SET PROBLEM
Exclude the pictures and reproduce the remaining data exactly as written.

start INFORMATION PROVIDED

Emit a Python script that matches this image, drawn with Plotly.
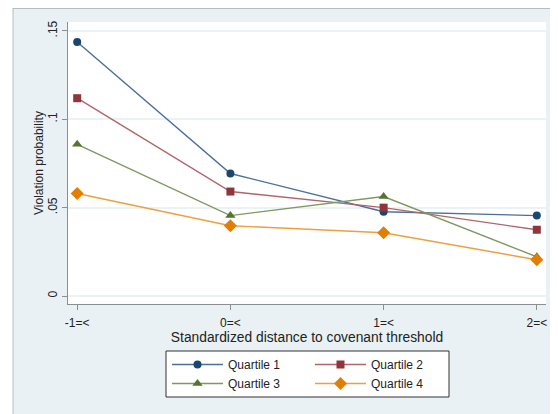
import plotly.graph_objects as go

categories = ["-1=<", "0=<", "1=<", "2=<"]
x_pos = [-1, 0, 1, 2]
q1 = [0.1437, 0.0693, 0.0477, 0.0455]
q2 = [0.1119, 0.0591, 0.0500, 0.0375]
q3 = [0.0858, 0.0455, 0.0563, 0.0222]
q4 = [0.0580, 0.0398, 0.0358, 0.0205]
y_ticks = [0, 0.05, 0.1, 0.15]
y_tick_labels = ["0", ".05", ".1", ".15"]

# The page body adds an 8px margin, so the figure is 8px smaller and offset.
OFF = 8
W, H = 558 - OFF, 414 - OFF
L, R, T, B = 60, 12, 14, 110
PW, PH = W - L - R, H - T - B

def px_x(p):
    # p in reference image pixels
    return (p - OFF - L) / PW

def px_y(p):
    return 1 - (p - OFF - T) / PH

series = [
    ("Quartile 1", q1, "#1a476f", "#4d7096", "circle", 8, "legend"),
    ("Quartile 2", q2, "#90353b", "#b0656a", "square", 8, "legend2"),
    ("Quartile 3", q3, "#55752f", "#7d9860", "triangle-up", 9, "legend"),
    ("Quartile 4", q4, "#e37e00", "#eda040", "diamond", 10, "legend2"),
]

fig = go.Figure()
for name, vals, mcol, lcol, sym, ms, lg in series:
    fig.add_trace(go.Scatter(
        x=x_pos, y=vals, name=name, mode="lines+markers",
        line=dict(color=lcol, width=1.4),
        marker=dict(color=mcol, symbol=sym, size=ms, line=dict(width=0)),
        legend=lg,
    ))

bg = "#e9f1f4"
font = dict(family="Liberation Sans, Arial, sans-serif", size=12, color="#222222")
xtitle_font = dict(family="Liberation Sans, Arial, sans-serif", size=13.8, color="#222222")

shapes = [
    dict(type="rect", xref="paper", yref="paper", x0=px_x(0), x1=px_x(13), y0=px_y(0), y1=px_y(430),
         fillcolor="white", line=dict(width=0), layer="below"),
    dict(type="line", xref="paper", yref="paper", x0=px_x(13), x1=px_x(570), y0=px_y(8.5), y1=px_y(8.5),
         line=dict(color="#b8bcbe", width=1)),
    dict(type="line", xref="paper", yref="paper", x0=px_x(13), x1=px_x(13), y0=px_y(8), y1=px_y(430),
         line=dict(color="#b8bcbe", width=1)),
    dict(type="rect", xref="paper", yref="paper", x0=px_x(166), x1=px_x(449), y0=px_y(351), y1=px_y(397),
         fillcolor="white", line=dict(color="#333333", width=1), layer="below"),
]

fig.update_layout(
    width=W, height=H,
    margin=dict(l=L, r=R, t=T, b=B, autoexpand=False),
    paper_bgcolor=bg, plot_bgcolor="white",
    font=font,
    shapes=shapes,
    xaxis=dict(
        range=[-1.06, 2.06], tickvals=x_pos, ticktext=categories, automargin=False,
        showgrid=False, zeroline=False, showline=True, linecolor="#8a8f92", linewidth=1,
        ticks="outside", ticklen=5, tickcolor="#8a8f92", ticklabelstandoff=3,
        title=dict(text="Standardized distance to covenant threshold", standoff=1, font=xtitle_font),
        tickfont=font,
    ),
    yaxis=dict(
        range=[-0.0045, 0.155], tickvals=y_ticks, ticktext=y_tick_labels, tickangle=-90,
        automargin=False,
        showgrid=True, gridcolor="#eaf2f4", gridwidth=1.5, zeroline=False,
        showline=True, linecolor="#8a8f92", linewidth=1,
        ticks="outside", ticklen=5, tickcolor="#8a8f92",
        title=dict(text="Violation probability", standoff=0, font=font),
        tickfont=font,
    ),
    legend=dict(x=px_x(167), y=px_y(350), xanchor="left", yanchor="top",
                bgcolor="rgba(0,0,0,0)", borderwidth=0, itemwidth=51,
                font=font, tracegroupgap=0),
    legend2=dict(x=px_x(310), y=px_y(350), xanchor="left", yanchor="top",
                 bgcolor="rgba(0,0,0,0)", borderwidth=0, itemwidth=51,
                 font=font, tracegroupgap=0),
)

fig.write_html("out.html")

end INFORMATION PROVIDED

EXERCISE RESULT
Emit a Python script that matches this image, drawn with Plotly.
import plotly.graph_objects as go

categories = ["-1=<", "0=<", "1=<", "2=<"]
x_pos = [-1, 0, 1, 2]
q1 = [0.1437, 0.0693, 0.0477, 0.0455]
q2 = [0.1119, 0.0591, 0.0500, 0.0375]
q3 = [0.0858, 0.0455, 0.0563, 0.0222]
q4 = [0.0580, 0.0398, 0.0358, 0.0205]
y_ticks = [0, 0.05, 0.1, 0.15]
y_tick_labels = ["0", ".05", ".1", ".15"]

# The page body adds an 8px margin, so the figure is 8px smaller and offset.
OFF = 8
W, H = 558 - OFF, 414 - OFF
L, R, T, B = 60, 12, 14, 110
PW, PH = W - L - R, H - T - B

def px_x(p):
    # p in reference image pixels
    return (p - OFF - L) / PW

def px_y(p):
    return 1 - (p - OFF - T) / PH

series = [
    ("Quartile 1", q1, "#1a476f", "#4d7096", "circle", 8, "legend"),
    ("Quartile 2", q2, "#90353b", "#b0656a", "square", 8, "legend2"),
    ("Quartile 3", q3, "#55752f", "#7d9860", "triangle-up", 9, "legend"),
    ("Quartile 4", q4, "#e37e00", "#eda040", "diamond", 10, "legend2"),
]

fig = go.Figure()
for name, vals, mcol, lcol, sym, ms, lg in series:
    fig.add_trace(go.Scatter(
        x=x_pos, y=vals, name=name, mode="lines+markers",
        line=dict(color=lcol, width=1.4),
        marker=dict(color=mcol, symbol=sym, size=ms, line=dict(width=0)),
        legend=lg,
    ))

bg = "#e9f1f4"
font = dict(family="Liberation Sans, Arial, sans-serif", size=12, color="#222222")
xtitle_font = dict(family="Liberation Sans, Arial, sans-serif", size=13.8, color="#222222")

shapes = [
    dict(type="rect", xref="paper", yref="paper", x0=px_x(0), x1=px_x(13), y0=px_y(0), y1=px_y(430),
         fillcolor="white", line=dict(width=0), layer="below"),
    dict(type="line", xref="paper", yref="paper", x0=px_x(13), x1=px_x(570), y0=px_y(8.5), y1=px_y(8.5),
         line=dict(color="#b8bcbe", width=1)),
    dict(type="line", xref="paper", yref="paper", x0=px_x(13), x1=px_x(13), y0=px_y(8), y1=px_y(430),
         line=dict(color="#b8bcbe", width=1)),
    dict(type="rect", xref="paper", yref="paper", x0=px_x(166), x1=px_x(449), y0=px_y(351), y1=px_y(397),
         fillcolor="white", line=dict(color="#333333", width=1), layer="below"),
]

fig.update_layout(
    width=W, height=H,
    margin=dict(l=L, r=R, t=T, b=B, autoexpand=False),
    paper_bgcolor=bg, plot_bgcolor="white",
    font=font,
    shapes=shapes,
    xaxis=dict(
        range=[-1.06, 2.06], tickvals=x_pos, ticktext=categories, automargin=False,
        showgrid=False, zeroline=False, showline=True, linecolor="#8a8f92", linewidth=1,
        ticks="outside", ticklen=5, tickcolor="#8a8f92", ticklabelstandoff=3,
        title=dict(text="Standardized distance to covenant threshold", standoff=1, font=xtitle_font),
        tickfont=font,
    ),
    yaxis=dict(
        range=[-0.0045, 0.155], tickvals=y_ticks, ticktext=y_tick_labels, tickangle=-90,
        automargin=False,
        showgrid=True, gridcolor="#eaf2f4", gridwidth=1.5, zeroline=False,
        showline=True, linecolor="#8a8f92", linewidth=1,
        ticks="outside", ticklen=5, tickcolor="#8a8f92",
        title=dict(text="Violation probability", standoff=0, font=font),
        tickfont=font,
    ),
    legend=dict(x=px_x(167), y=px_y(350), xanchor="left", yanchor="top",
                bgcolor="rgba(0,0,0,0)", borderwidth=0, itemwidth=51,
                font=font, tracegroupgap=0),
    legend2=dict(x=px_x(310), y=px_y(350), xanchor="left", yanchor="top",
                 bgcolor="rgba(0,0,0,0)", borderwidth=0, itemwidth=51,
                 font=font, tracegroupgap=0),
)

fig.write_html("out.html")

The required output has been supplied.